Karl Barth was deeply ambivalent about his intellectual debt to Søren Kierkegaard. While he acknowledged Kierkegaard’s influence on his own theology, by the early 1920s Barth had become increasingly critical of the great nineteenth-century Danish theologian’s work. Indeed, when a book entitled Søren Kierkegaard und Karl Barth was published in 1925, Barth remarked that he could ‘only grin painfully’ at the thought of a work that examined his relationship to Kierkegaard. So why, Alan J. Torrance and Andrew B. Torrance ask themselves in their new volume on precisely this topic, should they risk evoking a posthumous ‘painful grin’ from Barth (p. 357)? Their answer is that there are certain key insights in the work of both Kierkegaard and Barth which they believe have a fundamentally important contribution to make to contemporary theology and ecclesiology.
Beyond Immanence argues that the same overarching concern dominated the work of both Kierkegaard and Barth. Both men believed that certain ‘secular’ philosophical assumptions, stemming from Enlightenment thinking, had resulted in a form of liberal, culturally defined Protestantism (Kulturprotestantismus). The Torrances contend that Kierkegaard and Barth are linked primarily by their distinctive determination to stand ‘against the cultural endeavour to wed Christianity to the bankrupt agendas of this sinful world’, and to help Christian theology find a way of transcending and challenging such a distortion (p. 14).
The book, a product of a well-orchestrated father-and-son collaboration, does an excellent job of showing that for both Kierkegaard and Barth the fundamental theological problem lies with those who emphasize immanence at the expense of transcendence when discerning God’s relationship to the world. This semi-Pelagian approach treats our immanent conceptions and agendas as foundational. However, all such human–Godward methodologies ‘reflect a de facto repudiation of God’s gracious movement towards us in Jesus Christ’ (p. 361).
At the heart of the book lies an analysis of a shared set of proposals for addressing and resolving this crisis in Christian theology which the authors call the ‘Kierkegaard–Barth Trajectory’ (KBT). According to the KBT, the Incarnation demonstrates par excellence the God–humanward movement of God’s grace and makes it possible to discuss God in a way that is genuinely ‘objective’ and not obscured by anthropocentric presuppositions.

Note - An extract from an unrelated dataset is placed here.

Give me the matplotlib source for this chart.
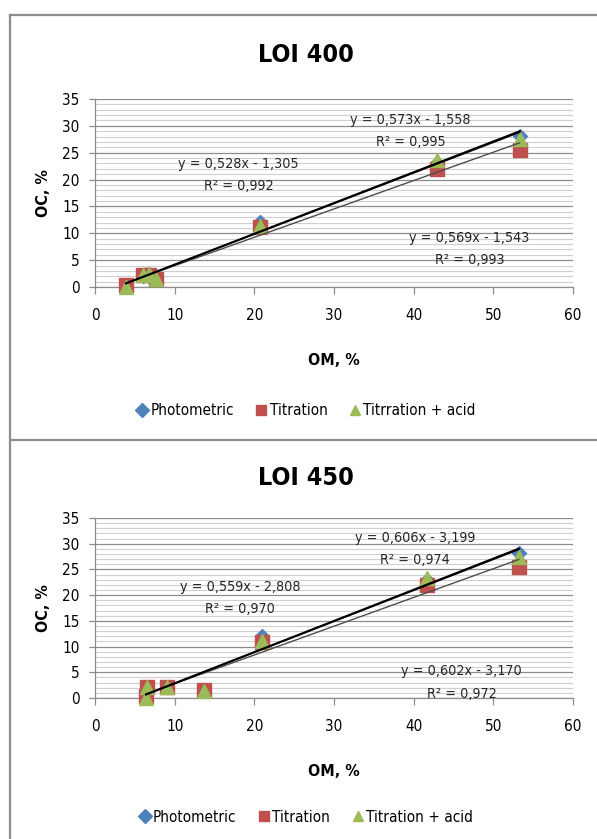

Much of the writing is vigorous and fast-paced. The Torrances describe how both Kierkegaard and Barth fought valiantly to overcome the Kulturprotestantismus of their day. Kierkegaard struggled to introduce authentic Christianity into a society dominated by bourgeois values and Hegelian idealism, while Barth strove to demonstrate how natural theology, Romanticism and National Socialism had enslaved the gospel in service to the German Volk. Both thinkers were united in the belief that human ideologies must be ‘submitted to the critique of God’s initiative in Jesus Christ rather than the other way around’ (p. 359). While these points are clearly and crisply made, the book would have benefited from some acknowledgement of the existence of similar initiatives to the KBT that lie beyond the confines of Protestant theology. Among Roman Catholic theologians, for instance, Hans Urs von Balthasar (1905–88) was at great pains to reject anthropocentric approaches to the Christian faith. For Balthasar, our intellectual and moral lives must be centred squarely on God (theo-drama) rather than on ourselves (ego-drama).
Although this volume deals admirably with the way in which Kulturprotestantismus corrupted theology and ethics in the past, it sadly fails in its aim of showing how the critique afforded by the KBT applies to our contemporary theological and ecclesiastical context. This is regrettable, because the churches of today certainly need to be subjected to such a critique. Nonetheless, this is a work of impeccable scholarship, and a valuable contribution to our understanding of the relationship between Kierkegaard and Barth.